▶ [Material for this task]:

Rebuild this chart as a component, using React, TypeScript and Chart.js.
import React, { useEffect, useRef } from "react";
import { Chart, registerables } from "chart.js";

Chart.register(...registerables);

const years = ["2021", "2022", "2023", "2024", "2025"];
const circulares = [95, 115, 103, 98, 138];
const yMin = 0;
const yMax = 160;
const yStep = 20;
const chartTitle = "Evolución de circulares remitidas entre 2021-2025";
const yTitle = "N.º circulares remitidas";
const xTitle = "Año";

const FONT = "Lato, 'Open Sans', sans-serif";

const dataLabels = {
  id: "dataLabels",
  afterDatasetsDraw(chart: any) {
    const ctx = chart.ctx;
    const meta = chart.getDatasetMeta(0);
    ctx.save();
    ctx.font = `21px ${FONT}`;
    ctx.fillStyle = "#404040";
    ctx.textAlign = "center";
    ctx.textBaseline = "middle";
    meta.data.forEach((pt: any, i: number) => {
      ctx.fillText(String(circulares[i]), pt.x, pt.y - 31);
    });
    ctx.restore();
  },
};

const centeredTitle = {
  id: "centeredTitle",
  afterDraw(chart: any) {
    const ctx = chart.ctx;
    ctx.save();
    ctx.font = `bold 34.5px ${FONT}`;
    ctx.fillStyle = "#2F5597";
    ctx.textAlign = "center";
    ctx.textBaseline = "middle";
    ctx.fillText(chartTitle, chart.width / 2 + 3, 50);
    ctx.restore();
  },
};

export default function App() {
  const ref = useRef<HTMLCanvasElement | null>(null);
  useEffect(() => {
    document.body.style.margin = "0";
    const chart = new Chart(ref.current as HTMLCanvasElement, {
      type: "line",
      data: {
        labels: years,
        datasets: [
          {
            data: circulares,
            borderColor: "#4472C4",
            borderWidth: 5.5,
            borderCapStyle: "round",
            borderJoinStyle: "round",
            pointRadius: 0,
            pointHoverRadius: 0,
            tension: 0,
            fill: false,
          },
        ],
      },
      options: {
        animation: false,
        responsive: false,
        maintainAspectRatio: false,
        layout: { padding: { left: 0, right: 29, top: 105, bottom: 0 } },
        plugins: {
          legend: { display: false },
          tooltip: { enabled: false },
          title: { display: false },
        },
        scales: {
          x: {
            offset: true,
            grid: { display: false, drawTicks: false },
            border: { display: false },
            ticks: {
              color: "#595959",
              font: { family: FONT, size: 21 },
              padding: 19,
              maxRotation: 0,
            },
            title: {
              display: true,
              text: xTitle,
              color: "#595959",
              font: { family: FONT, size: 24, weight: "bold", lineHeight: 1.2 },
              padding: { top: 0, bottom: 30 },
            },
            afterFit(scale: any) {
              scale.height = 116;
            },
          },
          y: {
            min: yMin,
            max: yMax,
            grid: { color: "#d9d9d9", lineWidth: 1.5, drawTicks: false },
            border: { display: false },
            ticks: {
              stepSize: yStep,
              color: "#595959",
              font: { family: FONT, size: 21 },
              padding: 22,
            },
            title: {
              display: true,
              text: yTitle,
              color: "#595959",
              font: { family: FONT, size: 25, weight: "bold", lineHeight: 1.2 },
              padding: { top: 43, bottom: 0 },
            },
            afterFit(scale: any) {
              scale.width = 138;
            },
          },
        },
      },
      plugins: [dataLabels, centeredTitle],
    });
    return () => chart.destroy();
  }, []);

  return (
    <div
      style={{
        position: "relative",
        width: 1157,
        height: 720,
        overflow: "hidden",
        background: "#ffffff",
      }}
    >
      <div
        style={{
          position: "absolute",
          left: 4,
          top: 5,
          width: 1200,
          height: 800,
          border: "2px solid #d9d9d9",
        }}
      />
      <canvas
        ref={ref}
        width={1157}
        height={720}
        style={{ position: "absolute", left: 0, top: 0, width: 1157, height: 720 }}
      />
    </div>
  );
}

==

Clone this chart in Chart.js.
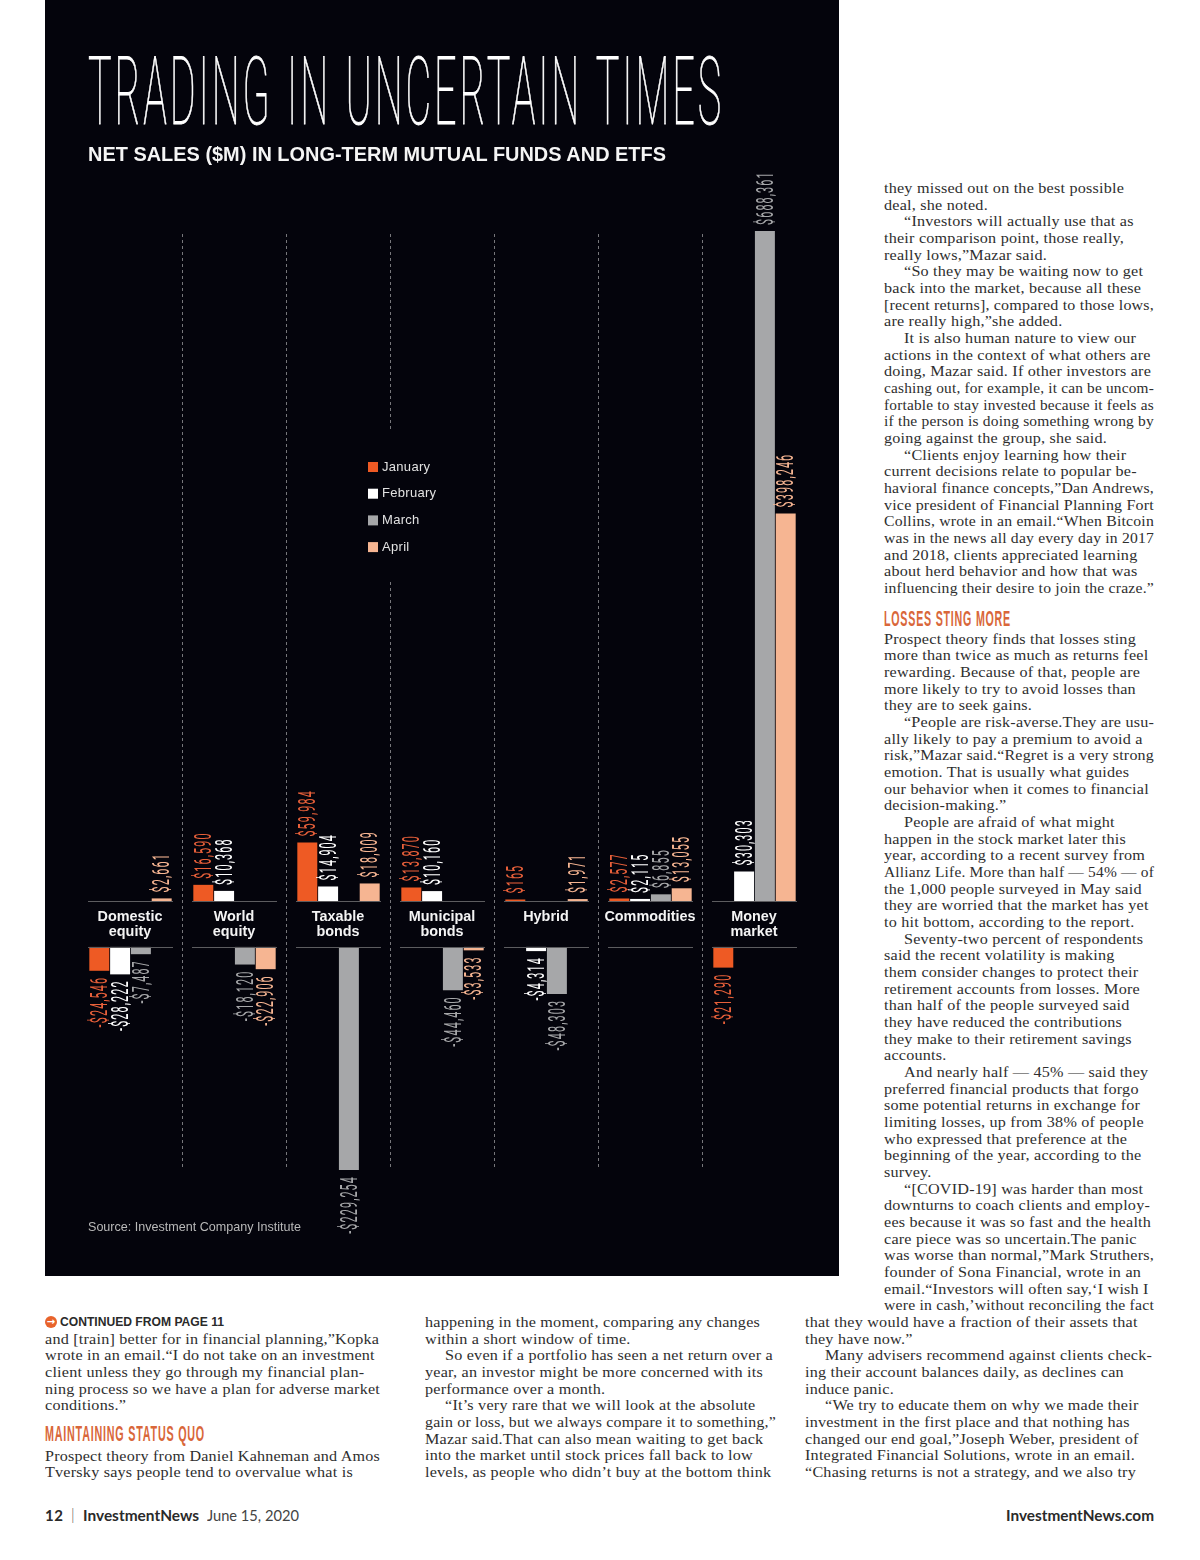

▶ [Exercise brief]:
Give back exactly the lines running from the line that contains "Rebuild this chart" through the line that contains "Chart.register(...registerables);", and nothing outside them.

▶ [Complete output]:
Rebuild this chart as a component, using React, TypeScript and Chart.js.
import React, { useEffect, useRef } from "react";
import { Chart, registerables } from "chart.js";

Chart.register(...registerables);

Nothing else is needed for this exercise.